Ein Warnschuss ist das Säbelrasseln des Konzerns aber allemal – und eine gute Gelegenheit, die eigene Nutzung der Meta-Dienste zu hinterfragen.

Im Bereich des Messaging wäre es beispiels­weise problemlos möglich, sich mit alternativen Diensten vertraut zu machen – da gibt es bekannterweise gute und schlechte, die nicht zwangsläufig einem Megakonzern angehören.

Auch die meisten Buchungs­portale, Streaming­dienste und andere Services lassen sich von der Facebook-Plattform entkoppeln und mit klassischem E-Mail-Login nutzen.

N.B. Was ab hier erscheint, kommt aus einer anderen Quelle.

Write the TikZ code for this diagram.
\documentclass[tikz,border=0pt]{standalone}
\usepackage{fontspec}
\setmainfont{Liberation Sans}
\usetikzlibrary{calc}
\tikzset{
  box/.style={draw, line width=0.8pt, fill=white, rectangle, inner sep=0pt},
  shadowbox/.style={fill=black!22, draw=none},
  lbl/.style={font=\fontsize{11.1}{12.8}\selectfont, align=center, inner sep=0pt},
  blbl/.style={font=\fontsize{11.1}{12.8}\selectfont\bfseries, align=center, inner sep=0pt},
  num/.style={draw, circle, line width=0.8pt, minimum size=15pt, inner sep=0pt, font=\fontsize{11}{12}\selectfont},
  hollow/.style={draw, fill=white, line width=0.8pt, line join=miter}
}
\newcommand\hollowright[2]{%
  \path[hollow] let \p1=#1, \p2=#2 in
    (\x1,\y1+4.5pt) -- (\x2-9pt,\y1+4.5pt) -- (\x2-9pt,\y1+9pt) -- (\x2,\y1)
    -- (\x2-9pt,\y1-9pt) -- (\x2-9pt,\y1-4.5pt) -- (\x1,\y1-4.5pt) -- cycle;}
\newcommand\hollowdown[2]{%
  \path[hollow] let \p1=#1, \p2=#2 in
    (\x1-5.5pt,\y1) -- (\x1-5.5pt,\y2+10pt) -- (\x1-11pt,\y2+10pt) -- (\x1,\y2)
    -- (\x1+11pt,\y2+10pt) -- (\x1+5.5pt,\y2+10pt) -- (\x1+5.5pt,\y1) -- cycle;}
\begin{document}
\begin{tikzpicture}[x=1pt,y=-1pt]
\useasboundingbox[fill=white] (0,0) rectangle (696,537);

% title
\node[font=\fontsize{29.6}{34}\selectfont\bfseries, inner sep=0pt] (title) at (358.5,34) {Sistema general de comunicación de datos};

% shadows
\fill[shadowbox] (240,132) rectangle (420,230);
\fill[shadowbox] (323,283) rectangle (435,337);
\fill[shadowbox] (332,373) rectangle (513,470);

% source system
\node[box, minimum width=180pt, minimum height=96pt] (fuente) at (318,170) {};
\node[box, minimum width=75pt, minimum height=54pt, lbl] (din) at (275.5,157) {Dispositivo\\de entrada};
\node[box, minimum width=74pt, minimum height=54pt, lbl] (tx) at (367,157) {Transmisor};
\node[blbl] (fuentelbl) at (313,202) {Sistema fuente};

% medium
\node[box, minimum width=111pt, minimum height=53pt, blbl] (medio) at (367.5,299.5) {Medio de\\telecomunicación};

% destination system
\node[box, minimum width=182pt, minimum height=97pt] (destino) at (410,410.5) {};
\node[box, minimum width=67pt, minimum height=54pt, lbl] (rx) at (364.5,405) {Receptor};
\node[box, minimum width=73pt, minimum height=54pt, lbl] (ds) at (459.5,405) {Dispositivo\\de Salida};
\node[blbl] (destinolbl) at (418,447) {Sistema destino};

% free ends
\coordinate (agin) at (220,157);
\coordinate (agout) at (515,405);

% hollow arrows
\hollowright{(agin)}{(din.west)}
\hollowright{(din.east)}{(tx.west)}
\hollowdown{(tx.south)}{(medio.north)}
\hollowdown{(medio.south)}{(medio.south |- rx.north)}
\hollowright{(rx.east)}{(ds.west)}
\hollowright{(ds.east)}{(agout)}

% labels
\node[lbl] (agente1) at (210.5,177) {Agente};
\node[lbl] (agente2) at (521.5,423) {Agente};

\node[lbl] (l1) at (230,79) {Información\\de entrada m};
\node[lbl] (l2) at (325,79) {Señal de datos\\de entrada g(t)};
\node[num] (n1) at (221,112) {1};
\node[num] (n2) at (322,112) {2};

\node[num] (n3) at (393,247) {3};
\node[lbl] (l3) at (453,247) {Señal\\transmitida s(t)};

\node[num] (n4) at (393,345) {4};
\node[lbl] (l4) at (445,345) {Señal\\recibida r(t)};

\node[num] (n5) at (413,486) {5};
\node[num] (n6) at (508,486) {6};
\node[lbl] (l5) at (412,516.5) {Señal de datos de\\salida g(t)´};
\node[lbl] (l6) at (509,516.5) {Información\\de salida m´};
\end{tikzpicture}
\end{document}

Auch bei Spotify ist es inzwischen möglich, sich anschließend klassisch über die eigene E-Mail-Adresse einzuloggen – dafür muss nur einmal das Passwort zurückgesetzt werden. Auf dieser Facebook-Seite unter dem Punkt „Deine Daten­einstellungen auf Facebook“ kann jeder überprüfen, welche Apps und Websites er mit Facebook verknüpft hat.

Die Branche der Werber und Influencer allerdings wird wohl auch in Zukunft auf die Meta-Plattformen angewiesen sein – zumindest, solange sie von fast allen genutzt werden. Da hilft nur ganz viel Optimismus, dass bloß niemand den Stecker zieht.